What Are Gallstones?
Gallstones are small, hard particles that develop in the gallbladder. They form as a result of the bile hardening and tend to block the common bile duct. In some cases they can cause severe symptoms including vomiting, pain in the abdomen or back pain, often requiring gallbladder surgery. For others, gallstones do not cause any discomfort at all.
There are two forms of gallstones: those formed by the hardening of cholesterol, which represent the vast majority of gallstone cases and those formed by the hardening of bilirubin. Cholesterol gallstones are usually lighter in color while bilirubin gallstones are darker.
Interestingly, there is no direct relationship between the size and quantity of gallstones and the symptoms that they cause. Some patients have large gallstones with no symptoms and others have small gallstones and severe pain. Generally, symptoms include:
- Significant recurrence of indigestion
- Infection of the gallbladder
- Serious nausea or vomiting attributed to gallbladder stones
- and significant abdominal pain
Causes of Gallstones
The bottom line is that there is no guarantee that you can avoid gallstones, since they become more common as we age. In fact, the single greatest risk factor for gallstones is advanced age – those over the age of 40 are most susceptible. Further, women are more susceptible to gallstones than men. This may be a cause of extra estrogen in the body from pregnancy, birth control pills or hormone replacement.
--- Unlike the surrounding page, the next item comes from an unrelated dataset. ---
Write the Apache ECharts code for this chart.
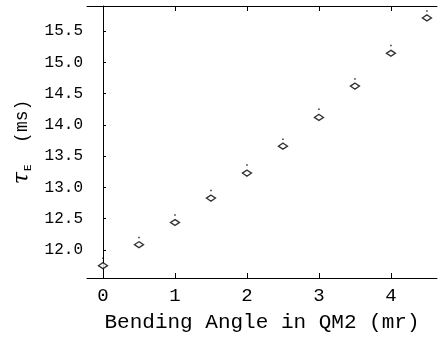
<!DOCTYPE html>
<html>
<head>
<meta charset="utf-8">
<script src="https://cdn.jsdelivr.net/npm/echarts@6/dist/echarts.min.js"></script>
<style>
  html, body { margin: 0; padding: 0; background: #fff; }
  #chart { width: 438px; height: 338px; }
</style>
</head>
<body>
<div id="chart"></div>
<script>
// bending angle in QM2 (mr)
const angles = [0, 0.5, 1, 1.5, 2, 2.5, 3, 3.5, 4, 4.5]
// measured tau_E (ms)
const tauE = [11.75, 12.085, 12.44, 12.83, 13.23, 13.66, 14.12, 14.62, 15.145, 15.71]
// small dots drawn just above each point
const tauUpper = [11.87, 12.2, 12.56, 12.95, 13.36, 13.77, 14.25, 14.735, 15.27, 15.82]

const xTicks = [0, 1, 2, 3, 4]
const yTicks = [12.0, 12.5, 13.0, 13.5, 14.0, 14.5, 15.0, 15.5]

const font = 'Liberation Mono'
const chart = echarts.init(document.getElementById('chart'))

const xMin = -0.222
const xMax = 4.64

const option = {
  animation: false,
  grid: { left: 87, top: 6, right: 1, bottom: 60 },
  xAxis: [
    {
      type: 'value',
      min: xMin,
      max: xMax,
      name: 'Bending Angle in QM2 (mr)',
      nameLocation: 'middle',
      nameGap: 34,
      nameTextStyle: { fontFamily: font, fontSize: 21, color: '#000' },
      axisLine: { lineStyle: { color: '#000', width: 1 } },
      axisTick: { inside: true, length: 5, customValues: xTicks, lineStyle: { color: '#000' } },
      axisLabel: { customValues: xTicks, fontFamily: font, fontSize: 19, color: '#000', margin: 8 },
      splitLine: { show: false }
    },
    {
      type: 'value',
      position: 'top',
      min: xMin,
      max: xMax,
      axisLine: { show: true, lineStyle: { color: '#000', width: 1 } },
      axisTick: { inside: true, length: 5, customValues: xTicks, lineStyle: { color: '#000' } },
      axisLabel: { show: false },
      splitLine: { show: false }
    }
  ],
  yAxis: {
    type: 'value',
    min: 11.553,
    max: 15.9,
    name: '{t|τ}{s|E}{u|  (ms)}',
    nameLocation: 'middle',
    nameRotate: 90,
    nameGap: 49,
    nameTextStyle: {
      fontFamily: font,
      color: '#000',
      rich: {
        t: { fontFamily: 'DejaVu Serif', fontStyle: 'italic', fontSize: 22, color: '#000' },
        s: { fontFamily: font, fontSize: 11, color: '#000', padding: [10, 0, 0, 1] },
        u: { fontFamily: font, fontSize: 18, color: '#000' }
      }
    },
    axisLine: { show: true, lineStyle: { color: '#000', width: 1 } },
    axisTick: { inside: true, length: 3, customValues: yTicks, lineStyle: { color: '#000' } },
    axisLabel: {
      customValues: yTicks,
      fontFamily: font,
      fontSize: 16,
      color: '#000',
      margin: 4,
      formatter: v => v.toFixed(1)
    },
    splitLine: { show: false }
  },
  series: [
    {
      type: 'scatter',
      data: angles.map((a, i) => [a, tauE[i]]),
      symbol: 'path://M0,-1L2,0L0,1L-2,0Z',
      symbolSize: [9, 6],
      itemStyle: { color: '#fff', borderColor: '#000', borderWidth: 1.4 },
      z: 3
    },
    {
      type: 'scatter',
      data: angles.map((a, i) => [a, tauUpper[i]]),
      symbol: 'rect',
      symbolSize: 1.5,
      itemStyle: { color: '#000' },
      z: 3
    }
  ]
}

chart.setOption(option)
</script>
</body>
</html>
Specific ethnic and racial populations also have a higher risk of developing gallstones. American Indians and Mexican Americans both have a higher rate of gallstones than the general population of the United States
Other conditions can also contribute to gallstones, the most common of which is excess weight and obesity. Extreme weight loss and diets high in calories and refined carbs can contribute to the problem.
Diagnosis of Gallstones
The diagnosis of gallstones is relatively straightforward, especially if the gallstones are symptomatic – i.e. giving the patient serious discomfort. The signs of gallstones are very clear and pronounced. They usually occur shortly after a meal that contains a significant amount of fat. Your doctor will discuss your medical history as well as the symptoms you are feeling. If there is any doubt as to the source of the problem, an ultrasound may be ordered to show the gallstones in the gallbladder.
However, not all cases of gallstones are symptomatic and patients may not always complain of pain. As such, many patients find out they have gallstones as a result of testing for other conditions. Ultrasonography (ultrasound) is the most common way to see gallstones. CT scans and MRIs can also be used to visualize gallstones.
Generally, if a patient has asymptomatic gallstones, no treatment is necessary and the gallstones will be monitored.